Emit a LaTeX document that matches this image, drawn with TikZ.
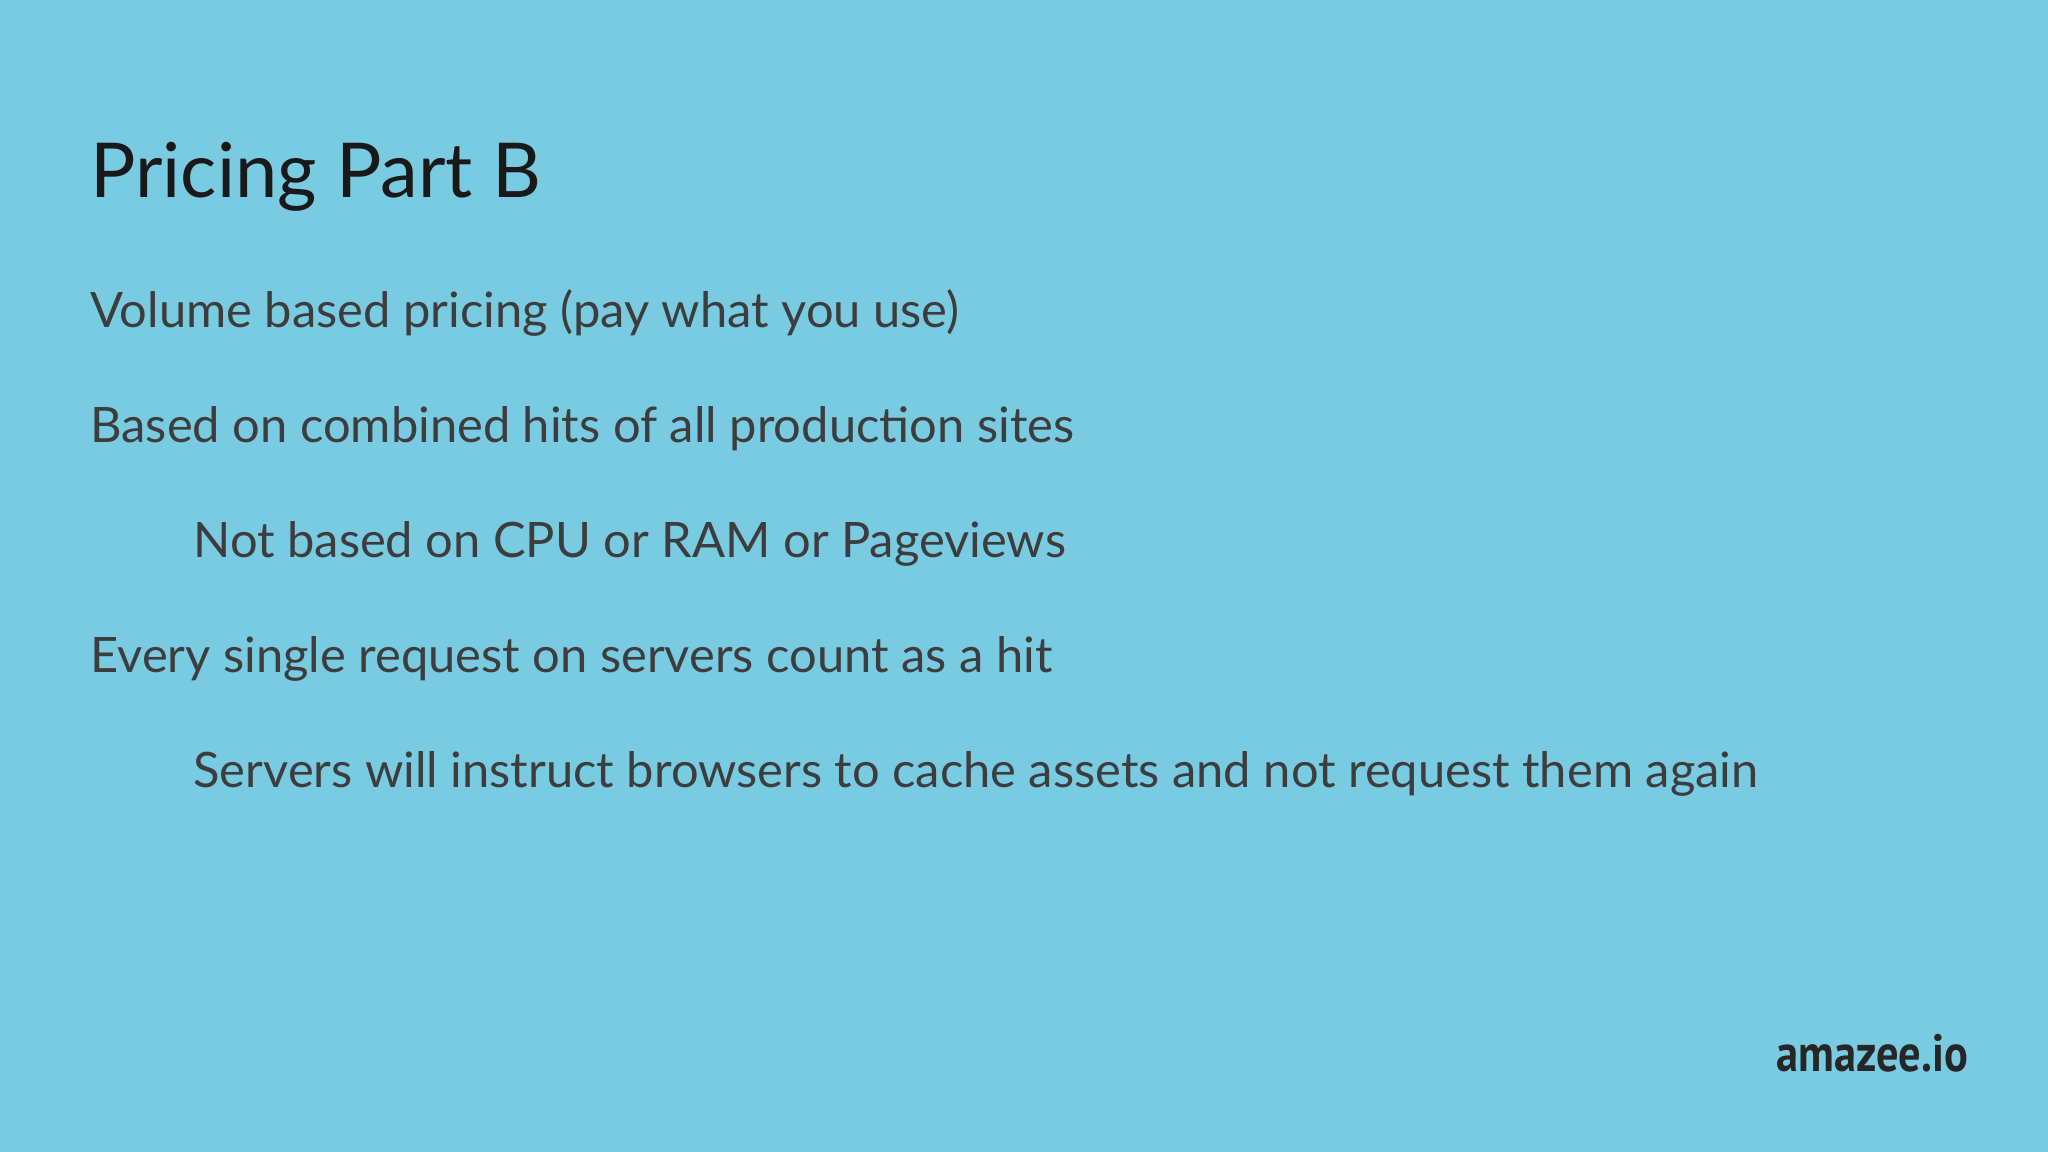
\documentclass[tikz,border=0pt]{standalone}
\usepackage{fontspec}
\setmainfont{Lato}
\newfontfamily\logofont[FakeStretch=0.85]{PT Sans}
\definecolor{bg}{HTML}{79CBE1}
\definecolor{txt}{HTML}{3D3D3D}
\begin{document}
\begin{tikzpicture}[x=1pt,y=-1pt,
  body/.style={anchor=base west,inner sep=0pt,text=txt,font=\fontsize{37.4}{42}\selectfont}]
\fill[bg] (0,0) rectangle (1568,882);
\useasboundingbox (0,0) rectangle (1568,882);
\node[anchor=base west,inner sep=0pt,text=black!90,font=\fontsize{58}{64}\selectfont] (title) at (69,151) {Pricing Part B};
\node[body] (l1) at (69,251) {Volume based pricing (pay what you use)};
\node[body] (l2) at (69,339) {Based on combined hits of all production sites};
\node[body] (l3) at (148,427) {Not based on CPU or RAM or Pageviews};
\node[body] (l4) at (69,515) {Every single request on servers count as a hit};
\node[body] (l5) at (148,603) {Servers will instruct browsers to cache assets and not request them again};
\node[anchor=base east,inner sep=0pt,text=black!85,font=\logofont\bfseries\fontsize{40}{44}\selectfont] (logo) at (1507,820) {amazee.io};
\end{tikzpicture}
\end{document}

→ OBJECTIVE: Write out again every line above exactly as given; the pictures do not belong in the copy.

→ RESPONSE BELOW:
Emit a LaTeX document that matches this image, drawn with TikZ.
\documentclass[tikz,border=0pt]{standalone}
\usepackage{fontspec}
\setmainfont{Lato}
\newfontfamily\logofont[FakeStretch=0.85]{PT Sans}
\definecolor{bg}{HTML}{79CBE1}
\definecolor{txt}{HTML}{3D3D3D}
\begin{document}
\begin{tikzpicture}[x=1pt,y=-1pt,
  body/.style={anchor=base west,inner sep=0pt,text=txt,font=\fontsize{37.4}{42}\selectfont}]
\fill[bg] (0,0) rectangle (1568,882);
\useasboundingbox (0,0) rectangle (1568,882);
\node[anchor=base west,inner sep=0pt,text=black!90,font=\fontsize{58}{64}\selectfont] (title) at (69,151) {Pricing Part B};
\node[body] (l1) at (69,251) {Volume based pricing (pay what you use)};
\node[body] (l2) at (69,339) {Based on combined hits of all production sites};
\node[body] (l3) at (148,427) {Not based on CPU or RAM or Pageviews};
\node[body] (l4) at (69,515) {Every single request on servers count as a hit};
\node[body] (l5) at (148,603) {Servers will instruct browsers to cache assets and not request them again};
\node[anchor=base east,inner sep=0pt,text=black!85,font=\logofont\bfseries\fontsize{40}{44}\selectfont] (logo) at (1507,820) {amazee.io};
\end{tikzpicture}
\end{document}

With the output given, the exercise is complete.